## Start

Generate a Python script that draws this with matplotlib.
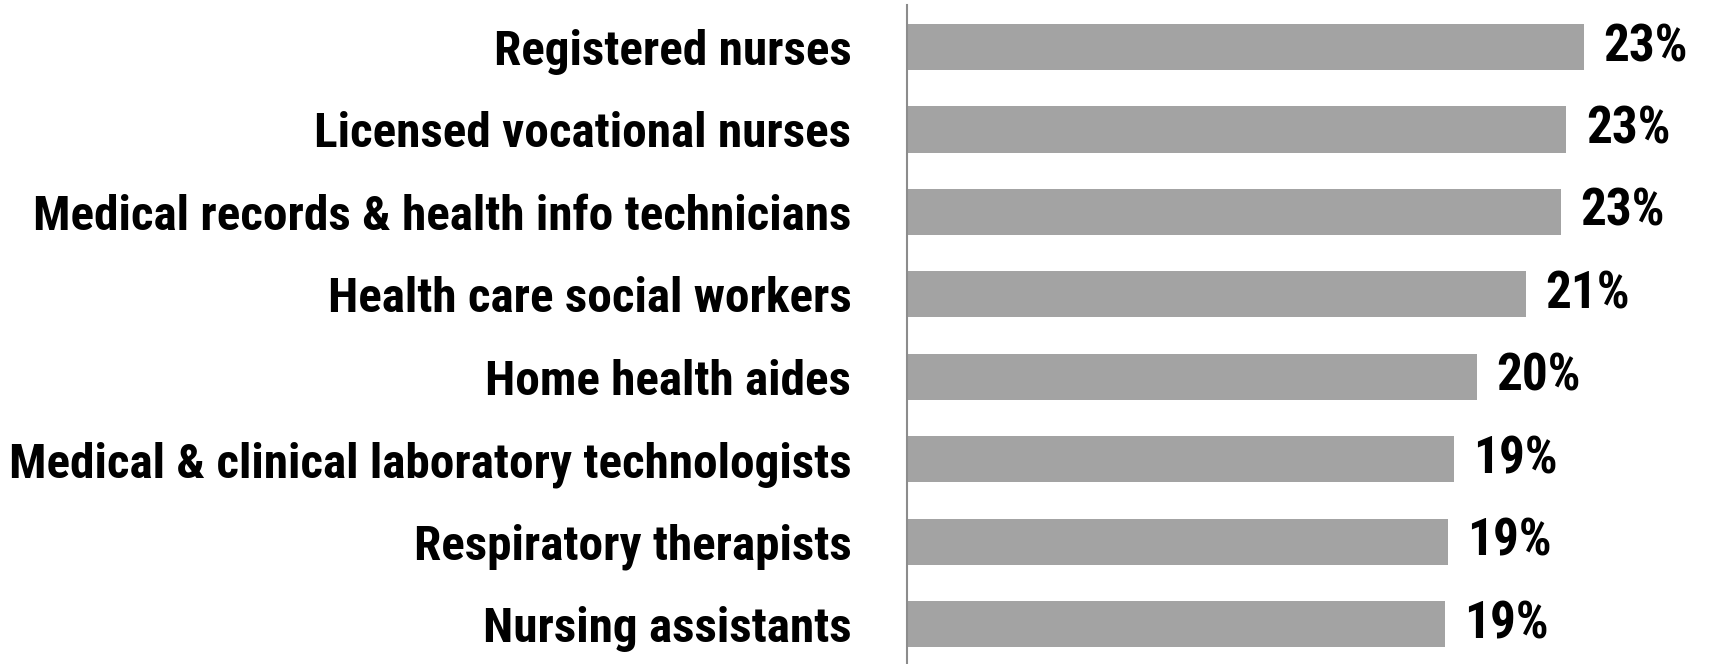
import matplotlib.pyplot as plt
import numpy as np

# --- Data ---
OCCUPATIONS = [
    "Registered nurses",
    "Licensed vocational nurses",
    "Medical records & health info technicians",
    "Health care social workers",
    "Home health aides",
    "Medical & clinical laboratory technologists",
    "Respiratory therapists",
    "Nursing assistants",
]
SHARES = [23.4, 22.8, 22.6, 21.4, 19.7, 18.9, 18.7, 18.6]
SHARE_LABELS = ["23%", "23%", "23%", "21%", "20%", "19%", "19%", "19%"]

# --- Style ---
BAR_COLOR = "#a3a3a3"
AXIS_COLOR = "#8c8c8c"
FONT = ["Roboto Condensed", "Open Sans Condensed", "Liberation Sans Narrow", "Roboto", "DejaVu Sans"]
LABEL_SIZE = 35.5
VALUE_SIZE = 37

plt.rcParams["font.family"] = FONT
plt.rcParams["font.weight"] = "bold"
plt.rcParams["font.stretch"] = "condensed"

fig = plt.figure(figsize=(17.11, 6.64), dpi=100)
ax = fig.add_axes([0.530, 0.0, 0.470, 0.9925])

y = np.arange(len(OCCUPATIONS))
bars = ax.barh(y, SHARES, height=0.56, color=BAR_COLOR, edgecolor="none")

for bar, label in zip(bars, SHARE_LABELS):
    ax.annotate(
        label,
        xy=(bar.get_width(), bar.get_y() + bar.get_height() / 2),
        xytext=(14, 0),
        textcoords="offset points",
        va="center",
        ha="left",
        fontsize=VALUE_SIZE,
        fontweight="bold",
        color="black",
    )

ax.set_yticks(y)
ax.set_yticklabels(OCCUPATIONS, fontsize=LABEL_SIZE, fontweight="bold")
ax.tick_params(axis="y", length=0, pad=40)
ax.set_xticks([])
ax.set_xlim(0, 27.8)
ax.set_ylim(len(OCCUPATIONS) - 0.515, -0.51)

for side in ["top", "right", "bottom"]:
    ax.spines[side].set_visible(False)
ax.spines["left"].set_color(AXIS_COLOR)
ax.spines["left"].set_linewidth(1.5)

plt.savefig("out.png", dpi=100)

## End

--- Exercise objective ---
Write out each line of the listing above, exactly, from its first line to the line holding "import numpy as np", inclusive. Skip the pictures.

--- Completed task ---
Generate a Python script that draws this with matplotlib.
import matplotlib.pyplot as plt
import numpy as np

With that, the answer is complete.